Hoy entramos en la Capilla Sixtina de los pasajes del Evangelio, y deberíamos hacerlo agachados, como cuando entramos en la basílica de Belén por esa puerta estrecha tan famosa. Ha llegado la hora de saber de una vez dónde está Dios. ¡Gloria a Dios en la altura de los pequeños!, porque se le encuentra en ese lugar donde conviven impotencias, desalientos, enfermedades… ahí, donde nadie se atreve a mirar. Los que la sociedad hizo pequeños porque los expulsó, o el cáncer les puso el miedo en los ojos. Los “creyentes recientes”, tan hijos de nuestro tiempo que creen que verán a Dios con la puesta en escena de un ninot en llamas, buscan a un Dios al que sacar brillo y señalarlo como evidente, irrefutable, como el que extrae de la cartera un cheque al portador por valor de un millón de euros. Un Dios rotundo, de oro macizo. Pero Dios está enfermo, preso y desnudo, y eso genera disgusto, preferimos verlo en un cuadro de Rafael, o donde nosotros queremos situarlo. Porque somos así de mancos de espíritu, queremos poner a Dios donde a nosotros nos conviene, un lugar que nos manche poquito, lo suficiente para lavarnos inmediatamente las manos y volver a casa satisfechos.

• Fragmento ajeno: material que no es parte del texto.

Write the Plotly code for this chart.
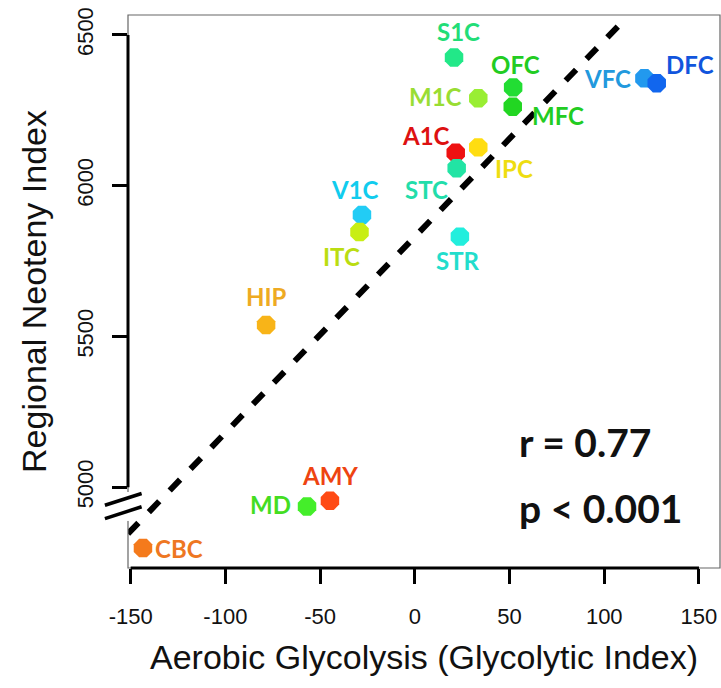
import plotly.graph_objects as go

# ---------------- data ----------------
regions = ["CBC", "MD", "AMY", "HIP", "V1C", "ITC", "STR", "A1C", "STC", "IPC",
           "M1C", "S1C", "OFC", "MFC", "VFC", "DFC"]
glycolytic_index = [-143.5, -56.9, -44.8, -78.5, -27.9, -29.2, 23.8, 21.6, 22.1, 33.5,
                    33.5, 20.7, 51.9, 51.7, 121.2, 127.7]
neoteny_index = [4798, 4936, 4955, 5538, 5903, 5846, 5831, 6109, 6058, 6127,
                 6290, 6425, 6326, 6262, 6356, 6340]
fit_x = [-151.4, 107.2]
fit_y = [4846, 6528]
x_ticks = [-150, -100, -50, 0, 50, 100, 150]
y_ticks = [5000, 5500, 6000, 6500]
stats_lines = ["r = 0.77", "p < 0.001"]

# ---------------- styles ----------------
point_colors = {
    "CBC": "#F47A1C", "MD": "#44EE2A", "AMY": "#FF4A14", "HIP": "#F8B418",
    "V1C": "#22CCF5", "ITC": "#C8EE14", "STR": "#22EEDD", "A1C": "#EE1111",
    "STC": "#22E4A4", "IPC": "#FFDD11", "M1C": "#99EE33", "S1C": "#22E888",
    "OFC": "#22DD33", "MFC": "#22D622", "VFC": "#2299EE", "DFC": "#1166EE",
}
label_colors = {
    "CBC": "#EE7722", "MD": "#44DD22", "AMY": "#EE4411", "HIP": "#EEAA22",
    "V1C": "#11CCEE", "ITC": "#BBDD11", "STR": "#22DDCC", "A1C": "#DD1111",
    "STC": "#22DDAA", "IPC": "#EEDD11", "M1C": "#99DD33", "S1C": "#22DD77",
    "OFC": "#22CC22", "MFC": "#22CC22", "VFC": "#2299DD", "DFC": "#1155DD",
}
# label offsets in pixels (dx right, dy down)
label_offsets = {
    "CBC": (36, 0), "MD": (-37, -2), "AMY": (0, -25), "HIP": (0, -28),
    "V1C": (-7, -25), "ITC": (-18, 24), "STR": (-2, 24), "A1C": (-30, -17),
    "STC": (-30, 21), "IPC": (36, 21), "M1C": (-43, -2), "S1C": (4, -26),
    "OFC": (2, -23), "MFC": (45, 9), "VFC": (-37, 0), "DFC": (33, -19),
}

X_RANGE = [-151.4, 161.1]
Y_RANGE = [4732, 6566]

fig = go.Figure()

fig.add_trace(go.Scatter(
    x=fit_x, y=fit_y, mode="lines",
    line=dict(color="black", width=6, dash="15px,15px"),
    hoverinfo="skip", showlegend=False,
))

fig.add_trace(go.Scatter(
    x=glycolytic_index, y=neoteny_index, mode="markers",
    marker=dict(symbol="octagon", size=20,
                color=[point_colors[r] for r in regions], line=dict(width=0)),
    text=regions, showlegend=False,
))

annotations = []
for r, xv, yv in zip(regions, glycolytic_index, neoteny_index):
    dx, dy = label_offsets[r]
    annotations.append(dict(
        x=xv, y=yv, xref="x", yref="y", text="<b>%s</b>" % r, showarrow=False,
        xshift=dx, yshift=-dy, xanchor="center", yanchor="middle",
        font=dict(family="Lato", size=24, color=label_colors[r]),
    ))

for i, (txt, yp) in enumerate(zip(stats_lines, [0.228, 0.108])):
    annotations.append(dict(
        x=0.657, y=yp, xref="paper", yref="paper", text="<b>%s</b>" % txt,
        showarrow=False, xanchor="left", yanchor="middle",
        font=dict(family="Lato", size=39, color="#111111"),
    ))

shapes = [
    # thin frame
    dict(type="rect", xref="paper", yref="paper", x0=0, x1=1, y0=0, y1=1,
         line=dict(color="#666666", width=1.2), layer="above"),
    # gap in the left frame for the axis break
    dict(type="rect", xref="paper", yref="y", x0=-0.012, x1=0.01, y0=4888, y1=4984,
         fillcolor="white", line=dict(width=0), layer="above"),
    # thick axis lines
    dict(type="line", xref="x", yref="paper", x0=-150, x1=150, y0=0, y1=0,
         line=dict(color="black", width=3), layer="above"),
    dict(type="line", xref="paper", yref="y", x0=0, x1=0, y0=5000, y1=6500,
         line=dict(color="black", width=3), layer="above"),
    # axis-break slashes
    dict(type="line", xref="paper", yref="y", x0=-0.039, x1=0.023, y0=4940, y1=4979,
         line=dict(color="black", width=3.5), layer="above"),
    dict(type="line", xref="paper", yref="y", x0=-0.039, x1=0.023, y0=4896, y1=4935,
         line=dict(color="black", width=3.5), layer="above"),
]

fig.update_layout(
    width=721, height=688,
    margin=dict(l=128, r=1, t=15, b=120),
    paper_bgcolor="white", plot_bgcolor="white",
    annotations=annotations, shapes=shapes,
    font=dict(family="Liberation Sans, Arial", color="#111111"),
)

fig.update_xaxes(
    range=X_RANGE, tickvals=x_ticks, ticktext=[str(v) for v in x_ticks],
    ticks="outside", ticklen=15, tickwidth=3, tickcolor="black",
    showline=False, showgrid=False, zeroline=False,
    tickfont=dict(size=22, family="Liberation Sans, Arial", color="#111111"),
    ticklabelstandoff=14,
    title=dict(text="Aerobic Glycolysis (Glycolytic Index)",
               font=dict(size=34, family="Liberation Sans, Arial", color="#111111"),
               standoff=16),
)
fig.update_yaxes(
    range=Y_RANGE, tickvals=y_ticks, ticktext=[str(v) for v in y_ticks],
    ticks="outside", ticklen=15, tickwidth=3, tickcolor="black", tickangle=-90,
    showline=False, showgrid=False, zeroline=False,
    tickfont=dict(size=22, family="Liberation Sans, Arial", color="#111111"),
    ticklabelstandoff=10,
    title=dict(text="Regional Neoteny Index",
               font=dict(size=34, family="Liberation Sans, Arial", color="#111111"),
               standoff=16),
)

fig.write_html("out.html")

Pero el ayuno que Dios quiere es la vigilancia y la atención. He leído recientemente uno de esas reflexiones maravillosas de Simone Weil sobre la imperiosa necesidad de fomentar la atención sobre la voluntad. Si no ponemos la atención en la vida real, sólo seremos capaces de construir con nuestra voluntad obras de caridad que sólo nos satisfarán a nosotros. Y el que está desnudo, preso, deprimido, desconsolado, enfermo, necesita antes que nada una atención serena.
Este fin de semana he estado en un pueblo de la comarca del Bierzo (León), invitado a pronunciar un pregón en calidad de “mantenedor del botillo”, el rey de la cocina berciana. Recordé a los asistentes, gentes de muchos años habiendo picado carbón en las minas, con prejubilaciones a los 40 años, que nuestro Dios es un Dios que se ha sentado a la mesa y, remangado hasta los codos, estuvo trabajando treinta años en una carpintería (bueno, quizá no empezara a trabajar de bebé, aunque ya desde entonces sí distinguiera los diferentes olores de la madera en el taller de José). Un Dios que sabe de lo nuestro, y conoce el hambre de quien no tiene, y también la desolación de quien no encuentra trabajo, y nos dice a los suyos: “ve detrás de quien me busca y quítale dolores, reparte tu tiempo con quienes no necesitan tus excusas”.
No hay más remedio que volver a leer el Evangelio, porque el Señor nos ha dejado un spoiler del primer dialogo que mantendremos con Él nada mas morir.
Me parece una mágnifica y muy oportuna reflexión.Gracias por enviármela.